Advertisers broke a record this year, spending a total $435 million on in-game spots for Super Bowl LIV and surpassing the $390 million spent in 2017. But to ensure their campaigns live on after the final whistle, marketers extended their big game ads with social media pushes on a variety of platforms, with Instagram, Snapchat and Twitter remaining key tools.
Most notably, this was the first Super Bowl where viral app TikTok played a role — both as a platform used by marketers and as an advertiser in its own right. Perhaps that's not surprising, with how TikTok has quickly disrupted the mobile space.
"TikTok is the most buzzed about social platform right now but it has a reputation that it's only an effective channel for reaching a very young audience.
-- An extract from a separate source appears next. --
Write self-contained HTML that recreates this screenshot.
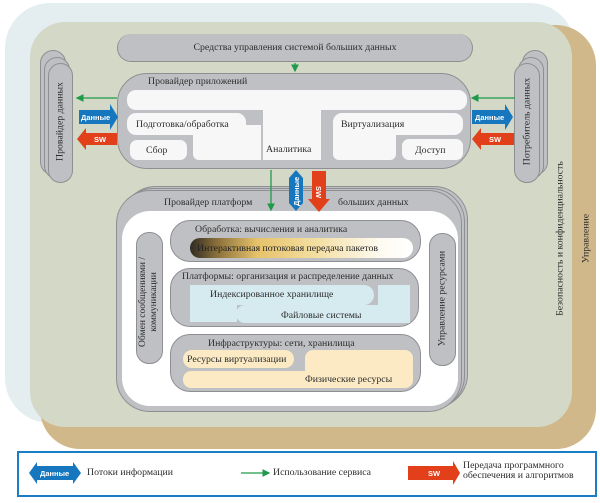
<!DOCTYPE html>
<html><head><meta charset="utf-8"><style>
*{box-sizing:border-box;margin:0;padding:0}
body{width:600px;height:503px;background:#fff;position:relative;overflow:hidden;font-family:"Liberation Serif",serif;color:#333}
.a{position:absolute}
.g{background:#bfc0c3;border:1px solid #8e8f92}
.w{background:#f7f7f8}
.t{position:absolute;font-size:9.8px;white-space:nowrap;color:#2d2d2d}
.v{position:absolute;transform:rotate(-90deg);transform-origin:center;white-space:nowrap;font-size:9.8px;color:#2d2d2d}
</style></head><body>
<div class="a" style="left:5px;top:3px;width:570px;height:420px;background:#e4eef1;border-radius:45px"></div>
<div class="a" style="left:40px;top:25px;width:556px;height:424px;background:#d1b88a;border-radius:40px"></div>
<div class="a" style="left:30px;top:22px;width:542px;height:405px;background:#d3d8c7;border-radius:35px"></div>

<div class="v" style="left:460px;top:233px;width:200px;text-align:center">Безопасность и конфиденциальность</div>
<div class="v" style="left:536px;top:233px;width:100px;text-align:center">Управление</div>

<div class="a g" style="left:117px;top:34px;width:356px;height:28px;border-radius:14px;border-top:none"></div>
<div class="t" style="left:117px;top:42px;width:356px;text-align:center">Средства управления системой больших данных</div>

<div class="a g" style="left:40px;top:50px;width:26px;height:125px;border-radius:13px"></div>
<div class="a g" style="left:44px;top:57px;width:26px;height:122px;border-radius:13px"></div>
<div class="a g" style="left:48px;top:63px;width:25px;height:120px;border-radius:13px"></div>
<div class="v" style="left:0px;top:116px;width:120px;text-align:center">Провайдер данных</div>
<div class="a g" style="left:522px;top:50px;width:26px;height:125px;border-radius:13px"></div>
<div class="a g" style="left:518px;top:57px;width:26px;height:122px;border-radius:13px"></div>
<div class="a g" style="left:514px;top:63px;width:26px;height:120px;border-radius:13px"></div>
<div class="v" style="left:467px;top:116px;width:120px;text-align:center">Потребитель данных</div>

<div class="a g" style="left:117px;top:73px;width:354px;height:96px;border-radius:30px"></div>
<div class="t" style="left:148px;top:76px">Провайдер приложений</div>
<div class="a w" style="left:127px;top:90px;width:340px;height:20px;border-radius:9px"></div>
<div class="a w" style="left:263px;top:105px;width:58px;height:55px"></div>
<div class="a w" style="left:127px;top:113px;width:119px;height:22px;border-radius:9px"></div>
<div class="a w" style="left:193px;top:125px;width:68px;height:35px;border-radius:0 0 0 6px"></div>
<div class="a w" style="left:130px;top:140px;width:57px;height:20px;border-radius:7px"></div>
<div class="a w" style="left:333px;top:113px;width:130px;height:22px;border-radius:9px"></div>
<div class="a w" style="left:333px;top:125px;width:63px;height:35px;border-radius:0 0 6px 6px"></div>
<div class="a w" style="left:402px;top:139px;width:61px;height:21px;border-radius:7px"></div>
<div class="t" style="left:136px;top:119px">Подготовка/обработка</div>
<div class="t" style="left:146px;top:145px">Сбор</div>
<div class="t" style="left:266px;top:144px">Аналитика</div>
<div class="t" style="left:341px;top:119px">Виртуализация</div>
<div class="t" style="left:415px;top:145px">Доступ</div>

<div class="a g" style="left:122px;top:186px;width:346px;height:222px;border-radius:34px"></div>
<div class="a g" style="left:119px;top:188px;width:346px;height:222px;border-radius:34px"></div>
<div class="a g" style="left:116px;top:190px;width:346px;height:222px;border-radius:34px"></div>
<div class="t" style="left:164px;top:197px">Провайдер платформ</div>
<div class="t" style="left:338px;top:197px">больших данных</div>
<div class="a" style="left:122px;top:211px;width:336px;height:195px;background:#fff;border-radius:28px"></div>

<div class="a g" style="left:136px;top:232px;width:27px;height:132px;border-radius:13px"></div>
<div class="v" style="left:89px;top:291px;width:120px;text-align:center;line-height:11px;font-size:9.5px">Обмен сообщениями /<br>коммуникации</div>
<div class="a g" style="left:429px;top:233px;width:27px;height:133px;border-radius:13px"></div>
<div class="v" style="left:382px;top:293px;width:120px;text-align:center">Управление ресурсами</div>

<div class="a g" style="left:170px;top:220px;width:251px;height:42px;border-radius:20px"></div>
<div class="t" style="left:195px;top:224px">Обработка: вычисления и аналитика</div>
<div class="a" style="left:190px;top:238px;width:223px;height:20px;border-radius:10px;background:linear-gradient(90deg,#2f2a22 0%,#8a6f3a 12%,#e6c26a 30%,#f3dd9e 55%,#fdfaf0 85%,#fff 100%)"></div>
<div class="t" style="left:197px;top:243px;color:#222">Интерактивная потоковая передача пакетов</div>

<div class="a g" style="left:170px;top:268px;width:249px;height:59px;border-radius:20px"></div>
<div class="t" style="left:182px;top:271px">Платформы: организация и распределение данных</div>
<div class="a" style="left:190px;top:285px;width:184px;height:20px;background:#d6ebf0;border-radius:0 10px 10px 0"></div>
<div class="a" style="left:190px;top:285px;width:47px;height:37px;background:#d6ebf0"></div>
<div class="a" style="left:378px;top:285px;width:32px;height:37px;background:#d6ebf0"></div>
<div class="a" style="left:236px;top:305px;width:174px;height:18px;background:#d6ebf0;border-radius:9px 0 0 9px"></div>
<div class="t" style="left:210px;top:289px">Индексированное хранилище</div>
<div class="t" style="left:281px;top:310px">Файловые системы</div>

<div class="a g" style="left:170px;top:334px;width:251px;height:58px;border-radius:20px"></div>
<div class="t" style="left:208px;top:338px">Инфраструктуры: сети, хранилища</div>
<div class="a" style="left:183px;top:350px;width:111px;height:18px;background:#fbeac4;border-radius:9px"></div>
<div class="a" style="left:305px;top:350px;width:108px;height:37px;background:#fbeac4;border-radius:8px 8px 8px 0"></div>
<div class="a" style="left:183px;top:371px;width:230px;height:17px;background:#fbeac4;border-radius:8px"></div>
<div class="t" style="left:187px;top:354px">Ресурсы виртуализации</div>
<div class="t" style="left:305px;top:374px">Физические ресурсы</div>

<svg class="a" style="left:0;top:0" width="600" height="503">
<defs>
<marker id="gm" markerWidth="6" markerHeight="6" refX="5" refY="3" orient="auto"><path d="M0,0 L6,3 L0,6z" fill="#1e9a4a"/></marker>
</defs>
<g stroke="#1e9a4a" stroke-width="1.3" fill="none">
<line x1="295" y1="63" x2="295" y2="71" marker-end="url(#gm)"/>
<line x1="117" y1="98" x2="77" y2="98" marker-end="url(#gm)"/>
<line x1="515" y1="98" x2="472" y2="98" marker-end="url(#gm)"/>
<line x1="271" y1="170" x2="271" y2="210" marker-end="url(#gm)"/>
<line x1="241" y1="473" x2="269" y2="473" marker-end="url(#gm)"/>
</g>
<path d="M79,110 H110 V104 L118,117 L110,130 V124 H79z" fill="#1677bf"/>
<path d="M472,110 H505 V104 L513,117 L505,130 V124 H472z" fill="#1677bf"/>
<path d="M289,178 L296,170 L303,178 V203 L296,211 L289,203z" fill="#1677bf"/>
<path d="M29,473 L37,462 V466 H73 V462 L81,473 L73,484 V480 H37 V484z" fill="#1677bf"/>
<path d="M117,133 H86 V128 L77,139 L86,150 V145 H117z" fill="#e2401b"/>
<path d="M514,133 H481 V128 L472,139 L481,150 V145 H514z" fill="#e2401b"/>
<path d="M312,171 H326 V199 H330 L319,212 L308,199 H312z" fill="#e2401b"/>
<path d="M408,466 H453 V461 L460,473 L453,485 V480 H408z" fill="#e2401b"/>
<g fill="#fff" font-family="Liberation Sans,sans-serif" font-size="7.5" font-weight="bold">
<text x="81" y="120">Данные</text>
<text x="475" y="120">Данные</text>
<text x="94" y="142">SW</text>
<text x="489" y="142">SW</text>
<text x="40" y="476">Данные</text>
<text x="428" y="476">SW</text>
<text transform="translate(299,206) rotate(-90)">Данные</text>
<text transform="translate(316,186) rotate(90)">SW</text>
</g>
</svg>

<div class="a" style="left:17px;top:451px;width:580px;height:46px;border:2px solid #1a7ec7"></div>
<div class="t" style="left:87px;top:467px">Потоки информации</div>
<div class="t" style="left:273px;top:467px">Использование сервиса</div>
<div class="t" style="left:463px;top:461px;line-height:10px">Передача программного<br>обеспечения и алгоритмов</div>
</body></html>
Going big at the Super Bowl signals to the advertising community that TikTok has the potential to reach millennials and older generations who aren't yet using the app," Angela Seits, director of influencer and branded content at PMG, told Marketing Dive in emailed comments.
"What's impressive about TikTok's activation at the Super Bowl is how the platform is diversifying its audience through custom activations," she added. "Whereas Snapchat was initially protective of its position as an inaccessible platform designed for younger people when it first launched, TikTok is coming out of the gate early on to signal that it's an accessible platform that can reach older audiences while still maintaining its cool factor."
TikTok certainly made a splash around the Super Bowl, and opened a new channel for marketers that opted out of spending the record $5.6 million per 30-second spot to hijack social media and insert themselves into game-day conversations. This year, TikTok hashtag challenges joined tried-and-true tactics around livestreams and emoji.